With ext-partition and tx64x64 enabled, the encoder could choose
TX_64X64 to encode the transform for a subsampled plane of a
BLOCK_128X128 block. This broke an assumption in the nested loop in
write_tokens_b and also caused bug 827 (with a rather cryptic
failure).

This patch changes get_vartx_max_txsize to ensure that the encoder and
decoder don't think they can use TX_64X64 in this situation.
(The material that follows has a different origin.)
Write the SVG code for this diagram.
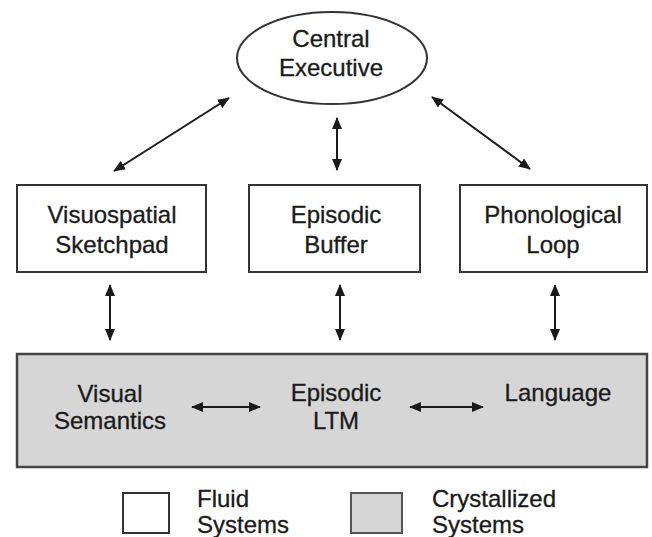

It also
adds a couple of assertions to the loop mentioned above so that if
something comes unstuck it'll be much more obvious what went wrong.

BUG=aomedia:827

Change-Id: Ie093f2f20f6242949d68e950c8f95b100867ee17
diff --git a/av1/encoder/bitstream.c b/av1/encoder/bitstream.c
index 9401f1e..00961e9 100644
--- a/av1/encoder/bitstream.c
+++ b/av1/encoder/bitstream.c
@@ -1761,7 +1761,7 @@
       !(is_inter && skip) && !xd->lossless[segment_id]) {
 #if CONFIG_VAR_TX
     if (is_inter) {  // This implies skip flag is 0.
-      const TX_SIZE max_tx_size = get_vartx_max_txsize(mbmi, bsize);
+      const TX_SIZE max_tx_size = get_vartx_max_txsize(mbmi, bsize, 0);
       const int bh = tx_size_high_unit[max_tx_size];
       const int bw = tx_size_wide_unit[max_tx_size];
       const int width = block_size_wide[bsize] >> tx_size_wide_log2[0];
@@ -2630,12 +2630,15 @@
       mu_blocks_high = AOMMIN(num_4x4_h, mu_blocks_high);
 
       if (is_inter_block(mbmi)) {
-        const TX_SIZE max_tx_size = get_vartx_max_txsize(mbmi, plane_bsize);
+        const TX_SIZE max_tx_size = get_vartx_max_txsize(
+            mbmi, plane_bsize, pd->subsampling_x || pd->subsampling_y);
         int block = 0;
         const int step =
             tx_size_wide_unit[max_tx_size] * tx_size_high_unit[max_tx_size];
         const int bkw = tx_size_wide_unit[max_tx_size];
         const int bkh = tx_size_high_unit[max_tx_size];
+        assert(bkw <= mu_blocks_wide);
+        assert(bkh <= mu_blocks_high);
         for (row = 0; row < num_4x4_h; row += mu_blocks_high) {
           const int unit_height = AOMMIN(mu_blocks_high + row, num_4x4_h);
           for (col = 0; col < num_4x4_w; col += mu_blocks_wide) {